Re: Why are byte ports "ports" as such? Per Bothner 23 May 2006 21:05 UTC

John Cowan wrote:
> Per Bothner scripsit:
>> A little knowledge is a dangerous thing ...
> 	A little Learning is a dang'rous Thing;
> 		--Pope, "Essay on Criticism"

Touché ...

>> We know that.  However, there is still no need for "character" [in the
>> Unicode sense] as a separate data type:
> As I noted in my previous posting, "characters in the Unicode sense" is
> not a well-defined notion.

Yes - and that's why I'm arguing against trying to model anything except
codepoints in Scheme,

> Java uses 16-bit code units (not code points), not because the architects
> didn't foresee the eventual use of the Astral Planes, but because the
> benefits of uniform width were deemed by them to outweigh the necessity
> of dealing with surrogate characters by hand.  Java now has some standard
> library routines that hide surrogate characters.

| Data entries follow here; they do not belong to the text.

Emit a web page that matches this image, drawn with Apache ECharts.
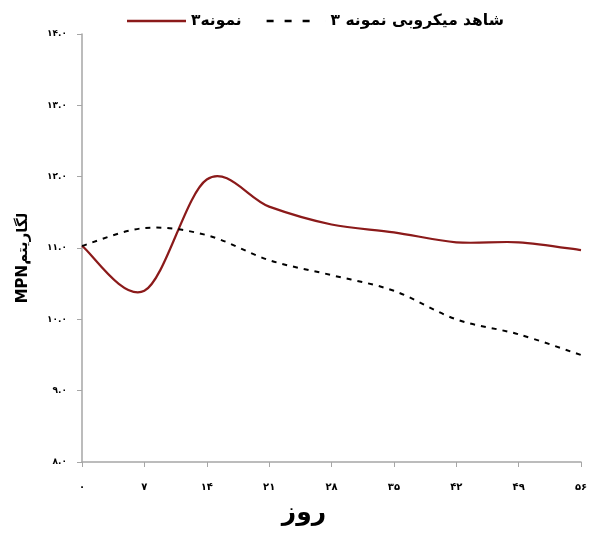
<!DOCTYPE html>
<html><head><meta charset="utf-8">
<script src="https://cdn.jsdelivr.net/npm/echarts@6/dist/echarts.min.js"></script>
<style>html,body{margin:0;padding:0;background:#fff}#c{width:591px;height:533px}</style>
</head><body><div id="c"></div>
<script>
const days = ['۰','۷','۱۴','۲۱','۲۸','۳۵','۴۲','۴۹','۵۶'];
const sample3 = [11.03, 10.40, 11.96, 11.58, 11.33, 11.22, 11.08, 11.08, 10.97];
const control3 = [11.03, 11.28, 11.18, 10.83, 10.62, 10.40, 10.00, 9.79, 9.50];
const yTickLabels = ['۸.۰','۹.۰','۱۰.۰','۱۱.۰','۱۲.۰','۱۳.۰','۱۴.۰'];
const seriesNames = ['نمونه۳', 'شاهد میکروبی نمونه ۳'];
const xName = 'روز';
const yName = 'MPNلگاریتم';

const font = 'DejaVu Sans';
const RED = '#8b1a1a';

// Excel-style smoothed curve (Catmull-Rom, 1/6 tangents) drawn through the axes' own coordinates
function smoothPath(api, values) {
  const pts = values.map((v, i) => api.coord([i, v]));
  const n = pts.length;
  let d = 'M' + pts[0][0] + ' ' + pts[0][1];
  for (let i = 0; i < n - 1; i++) {
    const p0 = pts[Math.max(i - 1, 0)], p1 = pts[i], p2 = pts[i + 1], p3 = pts[Math.min(i + 2, n - 1)];
    const c1x = p1[0] + (p2[0] - p0[0]) / 6, c1y = p1[1] + (p2[1] - p0[1]) / 6;
    const c2x = p2[0] - (p3[0] - p1[0]) / 6, c2y = p2[1] - (p3[1] - p1[1]) / 6;
    d += ' C' + c1x + ' ' + c1y + ' ' + c2x + ' ' + c2y + ' ' + p2[0] + ' ' + p2[1];
  }
  return d;
}
function curveSeries(name, values, color, width, dash) {
  return {
    name: name, type: 'custom', coordinateSystem: 'cartesian2d',
    data: values.map((v, i) => [i, v]),
    encode: {x: 0, y: 1},
    itemStyle: {color: color},
    clip: false,
    renderItem: function (params, api) {
      if (params.dataIndex !== 0) return null;
      return {
        type: 'path',
        shape: {pathData: smoothPath(api, values)},
        style: {fill: null, stroke: color, lineWidth: width, lineDash: dash, lineCap: 'butt'}
      };
    }
  };
}

const chart = echarts.init(document.getElementById('c'), null, {renderer:'canvas'});
chart.setOption({
  animation: false,
  backgroundColor: '#fff',
  textStyle: {fontFamily: font},
  legend: {
    top: 8, left: 122,
    itemWidth: 59, itemHeight: 2.6, itemGap: 25,
    symbolKeepAspect: false,
    textStyle: {fontFamily: font, fontWeight: 'bold', fontSize: 15.5, color: '#000'},
    data: [
      {name: seriesNames[0], icon: 'rect'},
      {name: seriesNames[1], icon: 'path://M0,0h7v2h-7z M18,0h7v2h-7z M36,0h7v2h-7z M58.99,0h0.01v2h-0.01z'}
    ]
  },
  grid: {left: 82, right: 10, top: 34, bottom: 71, containLabel: false},
  xAxis: {
    type: 'category', data: days, boundaryGap: false,
    axisLine: {lineStyle: {color: '#a6a6a6', width: 1.5}},
    axisTick: {show: true, alignWithLabel: true, length: 5, lineStyle: {color: '#a6a6a6'}},
    axisLabel: {margin: 20, fontFamily: font, fontWeight: 'bold', fontSize: 10, color: '#000'},
    splitLine: {show: false}
  },
  yAxis: {
    type: 'value', min: 8, max: 14, interval: 1,
    axisLine: {show: true, lineStyle: {color: '#a6a6a6', width: 1.5}},
    axisTick: {show: true, length: 5, lineStyle: {color: '#a6a6a6'}},
    axisLabel: {margin: 15, fontFamily: font, fontWeight: 'bold', fontSize: 9, color: '#000',
      formatter: v => yTickLabels[Math.round(v) - 8]},
    splitLine: {show: false}
  },
  graphic: [
    {type: 'text', x: 23, y: 258, rotation: Math.PI / 2,
      style: {text: yName, fontFamily: font, fontWeight: 'bold', fontSize: 15, fill: '#000', align: 'center', verticalAlign: 'middle'}},
    {type: 'text', x: 304, y: 513,
      style: {text: xName, fontFamily: font, fontWeight: 'bold', fontSize: 25, fill: '#000', align: 'center', verticalAlign: 'middle'}}
  ],
  series: [
    curveSeries(seriesNames[0], sample3, RED, 2.2, null),
    curveSeries(seriesNames[1], control3, '#000', 2, [5, 6])
  ]
});
</script></body></html>
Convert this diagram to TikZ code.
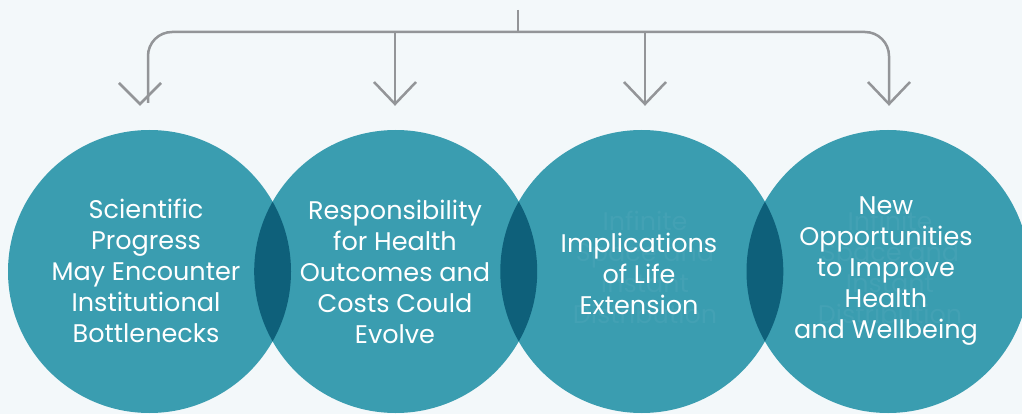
\documentclass[tikz,border=0pt]{standalone}
\usepackage{fontspec}
\setmainfont{Poppins}
\definecolor{bgc}{HTML}{F3F8FA}
\definecolor{teal1}{HTML}{3A9DB0}
\definecolor{lensc}{HTML}{0E607A}
\definecolor{linec}{HTML}{939598}
\definecolor{ghostc}{HTML}{43A1B4}
\begin{document}
\begin{tikzpicture}[x=1pt,y=-1pt,
  bubble/.style={circle,fill=teal1,minimum size=283pt,inner sep=0pt},
  label/.style={text=white,align=center,font=\fontsize{25.5}{31}\selectfont},
  ghost/.style={text=ghostc,align=center,font=\fontsize{25.5}{31}\selectfont},
  conn/.style={draw=linec,line width=2.5pt},
  vhead/.style={draw=linec,line width=2.5pt}]
\useasboundingbox[fill=bgc] (0,0) rectangle (1022,414);
% circles
\node[bubble] (c1) at (149.5,271.5) {};
\node[bubble] (c2) at (395.7,271.5) {};
\node[bubble] (c3) at (641.8,271.5) {};
\node[bubble] (c4) at (888,271.5) {};
% lenses
\begin{scope}
  \clip (c1.center) circle (141.5);
  \fill[lensc] (c2.center) circle (141.5);
\end{scope}
\begin{scope}
  \clip (c2.center) circle (141.5);
  \fill[lensc] (c3.center) circle (141.5);
\end{scope}
\begin{scope}
  \clip (c3.center) circle (141.5);
  \fill[lensc] (c4.center) circle (141.5);
\end{scope}
% faint ghost text
\node[ghost] (g3) at (645,267) {Infinite\\Space and\\Instant\\Distribution};
\node[ghost] (g4) at (890,267) {Infinite\\Space and\\Instant\\Distribution};
% labels
\node[label] (t1) at (146,271) {Scientific\\Progress\\May Encounter\\Institutional\\Bottlenecks};
\node[label] (t2) at (395,272) {Responsibility\\for Health\\Outcomes and\\Costs Could\\Evolve};
\node[label] (t3) at (639,274) {Implications\\of Life\\Extension};
\node[label] (t4) at (886,271) {New\\Opportunities\\to Improve\\Health\\and Wellbeing};
% connectors
\coordinate (top) at (518,10);
\coordinate (hub) at (518,32);
\coordinate (e1) at (148,103);
\coordinate (e2) at (395,103);
\coordinate (e3) at (645,103);
\coordinate (e4) at (889,103);
\draw[conn] (top) -- (hub);
\draw[conn,rounded corners=24pt] (e1) -- (e1 |- hub) -- (e4 |- hub) -- (e4);
\draw[conn] (e2 |- hub) -- (e2);
\draw[conn] (e3 |- hub) -- (e3);
% arrowheads
\draw[vhead] (119,83) -- (140,104) -- (161,83);
\draw[vhead] ([xshift=-21pt,yshift=21pt]e2) -- ([yshift=-1pt]e2) -- ([xshift=21pt,yshift=21pt]e2);
\draw[vhead] ([xshift=-21pt,yshift=21pt]e3) -- ([yshift=-1pt]e3) -- ([xshift=21pt,yshift=21pt]e3);
\draw[vhead] ([xshift=-21pt,yshift=21pt]e4) -- ([yshift=-1pt]e4) -- ([xshift=21pt,yshift=21pt]e4);
\end{tikzpicture}
\end{document}
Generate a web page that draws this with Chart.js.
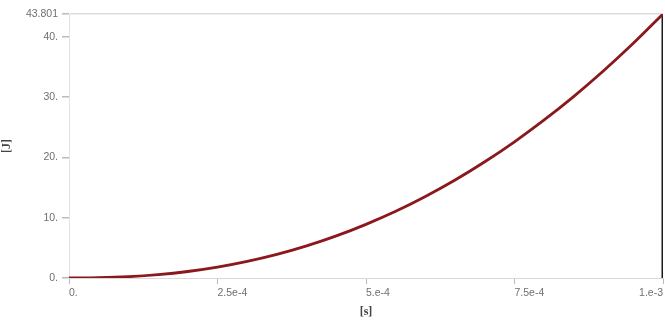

Unfortunately, the end result is somewhat complex, especially since 99%
of the time programmers can and will get away with ignoring non-basic-
plane characters.

> However, there are ways to keep uniform-width strings without sacrificing
> the codepoint view, provided you are willing to give up on string
> mutability (which Java does not have).  One well-known approach is to
> store 8-bit code units for strings that contain no codepoint above U+00FF,
> 16-bit code units for strings that contain no codepoint above U+FFFF,
> and 32-bit code units for all other strings.

Personally, if I didn't have any compatibility constraints, I would just
store everything as UTF-8 string, and allow indexing by code unit
(bytes).  How often does non-library code need to deal with characters?
Instead, the data types should be (immutable) "string" and "buffer".
The latter allows insertions and deletions in addition to replacement.
How often are strings in the sense of mutable fixed-length character
arrays useful to application programmers, except as a low-level
"chunk of memory" to implement other data types?  Basically never,
or as close to never as to render them unsuitable for Scheme.

(Even parsers don't need to deal with characters, if you have
regular-expression lexing.  I.e. try to match the current input
position against a regular expression.  On success, return the
matched string, and move the position forwards.)
	--Per Bothner